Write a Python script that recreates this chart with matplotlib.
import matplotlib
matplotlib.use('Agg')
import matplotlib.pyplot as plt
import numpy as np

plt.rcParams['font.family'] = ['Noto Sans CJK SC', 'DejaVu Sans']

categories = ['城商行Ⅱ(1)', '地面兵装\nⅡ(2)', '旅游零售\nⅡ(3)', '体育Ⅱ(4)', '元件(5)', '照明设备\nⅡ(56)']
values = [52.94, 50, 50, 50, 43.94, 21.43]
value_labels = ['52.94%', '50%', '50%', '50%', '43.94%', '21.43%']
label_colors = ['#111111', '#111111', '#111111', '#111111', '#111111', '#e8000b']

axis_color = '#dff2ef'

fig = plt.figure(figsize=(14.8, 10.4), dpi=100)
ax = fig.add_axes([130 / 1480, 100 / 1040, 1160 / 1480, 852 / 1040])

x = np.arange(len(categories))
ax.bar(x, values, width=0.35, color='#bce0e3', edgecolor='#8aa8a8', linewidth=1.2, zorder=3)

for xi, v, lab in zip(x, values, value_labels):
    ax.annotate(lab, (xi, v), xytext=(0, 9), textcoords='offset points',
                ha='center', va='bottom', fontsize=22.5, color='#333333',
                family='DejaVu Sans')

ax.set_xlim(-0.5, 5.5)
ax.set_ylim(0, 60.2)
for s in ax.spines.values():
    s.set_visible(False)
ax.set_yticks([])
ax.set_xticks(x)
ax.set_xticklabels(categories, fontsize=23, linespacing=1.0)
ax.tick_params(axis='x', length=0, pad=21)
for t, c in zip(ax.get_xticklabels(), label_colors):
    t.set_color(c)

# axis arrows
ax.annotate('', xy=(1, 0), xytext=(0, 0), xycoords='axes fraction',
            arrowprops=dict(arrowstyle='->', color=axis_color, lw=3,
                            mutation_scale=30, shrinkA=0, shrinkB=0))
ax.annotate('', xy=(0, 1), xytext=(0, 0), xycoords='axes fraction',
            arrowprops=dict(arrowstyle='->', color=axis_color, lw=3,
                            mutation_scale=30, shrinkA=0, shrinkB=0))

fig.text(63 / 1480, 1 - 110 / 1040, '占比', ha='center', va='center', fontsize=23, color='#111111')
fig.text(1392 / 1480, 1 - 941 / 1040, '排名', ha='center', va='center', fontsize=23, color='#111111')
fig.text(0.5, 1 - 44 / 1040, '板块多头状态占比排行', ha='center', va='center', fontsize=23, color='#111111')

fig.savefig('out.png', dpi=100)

+--

§ Task brief
Nothing in the data may differ; print all of it exactly as written.

§ Answer to this exercise
Write a Python script that recreates this chart with matplotlib.
import matplotlib
matplotlib.use('Agg')
import matplotlib.pyplot as plt
import numpy as np

plt.rcParams['font.family'] = ['Noto Sans CJK SC', 'DejaVu Sans']

categories = ['城商行Ⅱ(1)', '地面兵装\nⅡ(2)', '旅游零售\nⅡ(3)', '体育Ⅱ(4)', '元件(5)', '照明设备\nⅡ(56)']
values = [52.94, 50, 50, 50, 43.94, 21.43]
value_labels = ['52.94%', '50%', '50%', '50%', '43.94%', '21.43%']
label_colors = ['#111111', '#111111', '#111111', '#111111', '#111111', '#e8000b']

axis_color = '#dff2ef'

fig = plt.figure(figsize=(14.8, 10.4), dpi=100)
ax = fig.add_axes([130 / 1480, 100 / 1040, 1160 / 1480, 852 / 1040])

x = np.arange(len(categories))
ax.bar(x, values, width=0.35, color='#bce0e3', edgecolor='#8aa8a8', linewidth=1.2, zorder=3)

for xi, v, lab in zip(x, values, value_labels):
    ax.annotate(lab, (xi, v), xytext=(0, 9), textcoords='offset points',
                ha='center', va='bottom', fontsize=22.5, color='#333333',
                family='DejaVu Sans')

ax.set_xlim(-0.5, 5.5)
ax.set_ylim(0, 60.2)
for s in ax.spines.values():
    s.set_visible(False)
ax.set_yticks([])
ax.set_xticks(x)
ax.set_xticklabels(categories, fontsize=23, linespacing=1.0)
ax.tick_params(axis='x', length=0, pad=21)
for t, c in zip(ax.get_xticklabels(), label_colors):
    t.set_color(c)

# axis arrows
ax.annotate('', xy=(1, 0), xytext=(0, 0), xycoords='axes fraction',
            arrowprops=dict(arrowstyle='->', color=axis_color, lw=3,
                            mutation_scale=30, shrinkA=0, shrinkB=0))
ax.annotate('', xy=(0, 1), xytext=(0, 0), xycoords='axes fraction',
            arrowprops=dict(arrowstyle='->', color=axis_color, lw=3,
                            mutation_scale=30, shrinkA=0, shrinkB=0))

fig.text(63 / 1480, 1 - 110 / 1040, '占比', ha='center', va='center', fontsize=23, color='#111111')
fig.text(1392 / 1480, 1 - 941 / 1040, '排名', ha='center', va='center', fontsize=23, color='#111111')
fig.text(0.5, 1 - 44 / 1040, '板块多头状态占比排行', ha='center', va='center', fontsize=23, color='#111111')

fig.savefig('out.png', dpi=100)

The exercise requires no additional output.